RECORDED DATA ->

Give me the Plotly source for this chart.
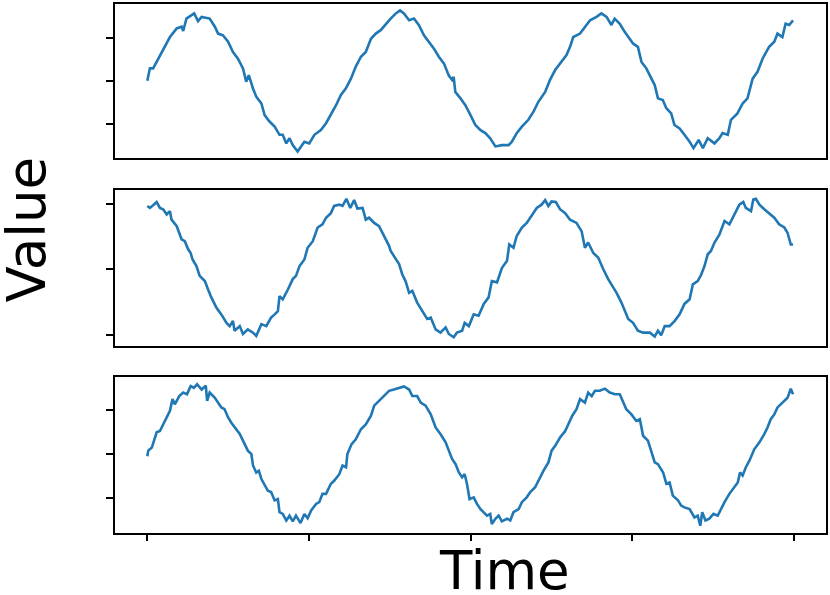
import plotly.graph_objects as go
from plotly.subplots import make_subplots

# ---- data ----
t1 = [0.00,0.08,0.18,0.34,0.44,0.55,0.70,0.91,1.06,1.11,1.21,1.37,1.45,1.57,1.68,1.93,2.09,2.19,2.34,2.50,
      2.65,2.80,2.96,3.06,3.14,3.27,3.37,3.53,3.63,3.78,3.94,4.09,4.19,4.30,4.40,4.50,4.65,4.86,5.01,5.17,
      5.37,5.53,5.68,5.84,5.99,6.14,6.30,6.45,6.61,6.76,6.92,7.07,7.22,7.38,7.53,7.69,7.82,7.94,8.10,8.25,
      8.40,8.56,8.71,8.87,9.02,9.18,9.33,9.43,9.48,9.53,9.69,9.84,10.00,10.15,10.31,10.46,10.61,10.77,10.97,11.18,
      11.28,11.43,11.59,11.79,11.95,12.10,12.31,12.46,12.62,12.82,12.97,13.08,13.18,13.39,13.54,13.70,13.90,14.05,14.21,14.36,
      14.46,14.62,14.77,14.88,15.03,15.18,15.29,15.44,15.54,15.70,15.80,15.95,16.06,16.21,16.31,16.47,16.62,16.78,16.90,17.06,
      17.19,17.34,17.55,17.70,17.80,17.96,18.06,18.26,18.42,18.57,18.73,18.88,19.04,19.24,19.40,19.50,19.65,19.75,19.86,19.98]
v1 = [0.00,0.29,0.29,0.52,0.63,0.79,1.02,1.22,1.26,1.16,1.45,1.53,1.57,1.39,1.49,1.45,1.26,1.10,1.06,0.91,
      0.67,0.52,0.29,-0.02,0.13,-0.18,-0.37,-0.53,-0.80,-0.95,-1.07,-1.26,-1.26,-1.46,-1.34,-1.50,-1.65,-1.42,-1.46,-1.26,
      -1.15,-0.99,-0.80,-0.57,-0.33,-0.18,0.05,0.33,0.56,0.67,0.98,1.10,1.18,1.33,1.45,1.57,1.64,1.57,1.41,1.45,
      1.30,1.06,0.91,0.75,0.56,0.40,0.12,0.02,0.09,-0.26,-0.41,-0.57,-0.80,-1.03,-1.15,-1.22,-1.34,-1.53,-1.50,-1.50,
      -1.42,-1.22,-1.07,-0.91,-0.72,-0.49,-0.26,0.02,0.25,0.44,0.60,0.79,1.02,1.10,1.26,1.41,1.49,1.57,1.49,1.30,
      1.45,1.33,1.14,1.02,0.87,0.79,0.44,0.29,0.13,-0.10,-0.41,-0.45,-0.64,-0.76,-1.03,-1.11,-1.26,-1.42,-1.57,-1.38,
      -1.57,-1.34,-1.46,-1.34,-1.22,-1.26,-0.91,-0.76,-0.53,-0.41,0.05,0.21,0.52,0.79,0.91,1.10,1.02,1.33,1.30,1.41]

t2 = [0.00,0.08,0.18,0.29,0.39,0.49,0.60,0.70,0.75,0.91,1.06,1.16,1.26,1.34,1.40,1.52,1.62,1.78,1.88,1.98,
      2.14,2.29,2.45,2.55,2.65,2.70,2.86,2.96,3.11,3.27,3.37,3.53,3.68,3.83,3.94,4.04,4.09,4.19,4.35,4.50,
      4.60,4.71,4.86,4.96,5.12,5.27,5.42,5.53,5.68,5.78,5.94,6.04,6.16,6.28,6.40,6.50,6.66,6.76,6.86,7.02,
      7.17,7.33,7.48,7.53,7.63,7.79,7.89,7.99,8.10,8.20,8.35,8.51,8.66,8.77,8.92,9.07,9.23,9.33,9.48,9.58,
      9.74,9.82,9.95,10.10,10.25,10.41,10.56,10.66,10.82,10.97,11.13,11.20,11.33,11.43,11.59,11.74,11.90,12.05,12.20,12.31,
      12.41,12.51,12.64,12.77,12.93,13.08,13.28,13.44,13.54,13.64,13.80,13.95,14.11,14.26,14.42,14.52,14.67,14.88,15.03,15.18,
      15.34,15.55,15.70,15.80,15.90,16.01,16.16,16.32,16.47,16.62,16.78,16.88,17.03,17.14,17.24,17.34,17.44,17.55,17.70,17.86,
      18.01,18.16,18.32,18.44,18.52,18.68,18.75,18.83,18.94,19.09,19.24,19.40,19.55,19.71,19.81,19.91,19.98]
v2 = [0.97,0.94,0.98,1.03,0.94,0.92,0.84,0.89,0.76,0.66,0.46,0.43,0.31,0.25,0.15,0.05,-0.10,-0.18,-0.31,-0.43,
      -0.59,-0.69,-0.82,-0.87,-0.79,-0.94,-0.87,-0.99,-0.92,-0.97,-1.02,-0.84,-0.87,-0.74,-0.69,-0.64,-0.41,-0.46,-0.31,-0.15,
      -0.10,0.05,0.15,0.33,0.43,0.64,0.69,0.79,0.86,0.97,0.99,0.97,1.08,0.94,1.06,0.93,0.94,0.76,0.79,0.71,
      0.66,0.51,0.36,0.28,0.20,0.08,-0.08,-0.18,-0.36,-0.33,-0.51,-0.64,-0.76,-0.74,-0.92,-0.97,-0.89,-0.99,-1.04,-0.97,
      -0.94,-0.82,-0.87,-0.69,-0.71,-0.53,-0.43,-0.18,-0.20,0.02,0.13,0.38,0.33,0.51,0.64,0.71,0.84,0.94,0.99,1.06,
      0.97,1.04,1.03,0.92,0.86,0.76,0.71,0.58,0.33,0.41,0.25,0.18,0.00,-0.15,-0.28,-0.36,-0.51,-0.76,-0.82,-0.94,
      -0.97,-0.97,-1.03,-0.94,-1.01,-0.87,-0.87,-0.79,-0.69,-0.53,-0.46,-0.23,-0.18,-0.08,0.05,0.23,0.28,0.41,0.53,0.74,
      0.69,0.84,0.99,1.03,0.94,0.89,1.07,1.08,0.99,0.92,0.86,0.79,0.69,0.64,0.56,0.38,0.38]

t3 = [0.00,0.03,0.14,0.24,0.29,0.39,0.49,0.58,0.70,0.78,0.85,0.99,1.11,1.23,1.34,1.44,1.54,1.68,1.81,1.85,
      1.93,2.09,2.19,2.29,2.39,2.50,2.60,2.70,2.86,2.96,3.11,3.22,3.27,3.37,3.45,3.53,3.63,3.73,3.83,3.94,
      4.04,4.09,4.19,4.30,4.40,4.50,4.60,4.74,4.86,4.96,5.07,5.22,5.32,5.42,5.53,5.68,5.78,5.94,6.04,6.15,
      6.19,6.32,6.45,6.61,6.76,6.92,7.02,7.17,7.33,7.48,7.63,7.79,7.94,8.10,8.20,8.35,8.46,8.61,8.77,8.92,
      9.07,9.23,9.33,9.43,9.54,9.64,9.74,9.82,9.89,9.97,10.10,10.20,10.31,10.41,10.51,10.61,10.66,10.77,10.87,10.97,
      11.13,11.23,11.33,11.49,11.59,11.74,11.85,12.00,12.10,12.26,12.41,12.51,12.62,12.77,12.93,13.03,13.15,13.28,13.39,13.54,
      13.64,13.75,13.85,14.00,14.16,14.31,14.47,14.62,14.72,14.82,14.98,15.13,15.24,15.34,15.49,15.59,15.70,15.80,15.96,16.06,
      16.16,16.26,16.42,16.52,16.62,16.78,16.93,17.03,17.11,17.17,17.27,17.39,17.52,17.65,17.75,17.86,18.01,18.16,18.27,18.34,
      18.42,18.52,18.63,18.78,18.94,19.09,19.19,19.29,19.40,19.50,19.65,19.81,19.91,19.98]
v3 = [-0.05,0.08,0.15,0.42,0.50,0.53,0.68,0.84,0.99,1.26,1.14,1.33,1.41,1.37,1.56,1.52,1.60,1.48,1.57,1.22,
      1.41,1.29,1.18,1.07,1.03,0.84,0.72,0.61,0.46,0.31,0.08,0.00,-0.26,-0.42,-0.38,-0.57,-0.72,-0.84,-0.87,-1.06,
      -1.03,-1.33,-1.37,-1.52,-1.41,-1.54,-1.41,-1.58,-1.37,-1.47,-1.29,-1.14,-1.10,-0.91,-0.91,-0.68,-0.61,-0.46,-0.26,-0.30,
      0.00,0.23,0.34,0.57,0.68,0.88,1.11,1.22,1.33,1.45,1.48,1.52,1.55,1.48,1.33,1.33,1.18,1.11,0.91,0.61,
      0.46,0.27,0.10,-0.11,-0.23,-0.42,-0.53,-0.46,-0.68,-1.03,-0.99,-1.14,-1.26,-1.33,-1.41,-1.37,-1.60,-1.48,-1.41,-1.54,
      -1.48,-1.52,-1.33,-1.26,-1.10,-0.99,-0.87,-0.76,-0.61,-0.38,-0.19,0.08,0.19,0.38,0.53,0.68,0.88,1.03,1.26,1.18,
      1.41,1.33,1.45,1.45,1.50,1.41,1.37,1.37,1.20,1.03,0.91,0.76,0.80,0.42,0.31,0.08,-0.19,-0.23,-0.42,-0.68,
      -0.65,-0.95,-1.06,-1.18,-1.22,-1.26,-1.45,-1.41,-1.64,-1.33,-1.52,-1.48,-1.37,-1.41,-1.26,-1.10,-0.91,-0.76,-0.65,-0.42,
      -0.49,-0.30,-0.15,0.11,0.27,0.46,0.61,0.80,0.91,1.07,1.18,1.29,1.50,1.37]

x_ticks = [0, 5, 10, 15, 20]
y_ticks = [-1, 0, 1]
y_label = "Value"
x_label = "Time"

# ---- figure ----
W, H = 830, 595
ML, MR, MT, MB = 115, 2, 2, 62
PH = H - MT - MB

def frac(py):
    return (H - MB - py) / PH

fig = make_subplots(rows=3, cols=1, shared_xaxes=False)
color = "#1f77b4"
for i, (t, v) in enumerate([(t1, v1), (t2, v2), (t3, v3)], start=1):
    fig.add_trace(go.Scatter(x=t, y=v, mode="lines",
                             line=dict(color=color, width=2.6),
                             showlegend=False, hoverinfo="skip"), row=i, col=1)

domains = [[frac(157), frac(2)], [frac(345), frac(189)], [frac(532.7), frac(376.7)]]
yranges = [[-1.81, 1.79], [-1.17, 1.21], [-1.80, 1.76]]
axis_style = dict(showline=True, mirror=True, linecolor="black", linewidth=1.5,
                  showgrid=False, zeroline=False, ticks="outside", ticklen=7,
                  tickwidth=1.5, tickcolor="black", showticklabels=False)
for i in range(3):
    yk = "yaxis" if i == 0 else f"yaxis{i+1}"
    xk = "xaxis" if i == 0 else f"xaxis{i+1}"
    fig.layout[yk].update(domain=domains[i], range=yranges[i], tickvals=y_ticks, **axis_style)
    xs = dict(axis_style)
    if i < 2:
        xs["ticks"] = ""
    fig.layout[xk].update(range=[-1, 21], tickvals=x_ticks, **xs)

fig.add_annotation(text=y_label, xref="paper", yref="paper",
                   x=(26 - ML) / (W - ML - MR), y=frac(228), textangle=-90,
                   showarrow=False, xanchor="center", yanchor="middle",
                   font=dict(family="DejaVu Sans", size=53, color="black"))
fig.add_annotation(text=x_label, xref="paper", yref="paper",
                   x=(506 - ML) / (W - ML - MR), y=frac(571),
                   showarrow=False, xanchor="center", yanchor="middle",
                   font=dict(family="DejaVu Sans", size=53, color="black"))

fig.update_layout(width=W, height=H, margin=dict(l=ML, r=MR, t=MT, b=MB),
                  plot_bgcolor="white", paper_bgcolor="white")
fig.write_html("out.html", config={"displayModeBar": False},
               post_script="document.body.style.margin='0';")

EXERCISE -> Copy nothing but the lines from the first one in the listing through the line with "from plotly.subplots import make_subplots", and omit the pictures.

THE REPLY ->
Give me the Plotly source for this chart.
import plotly.graph_objects as go
from plotly.subplots import make_subplots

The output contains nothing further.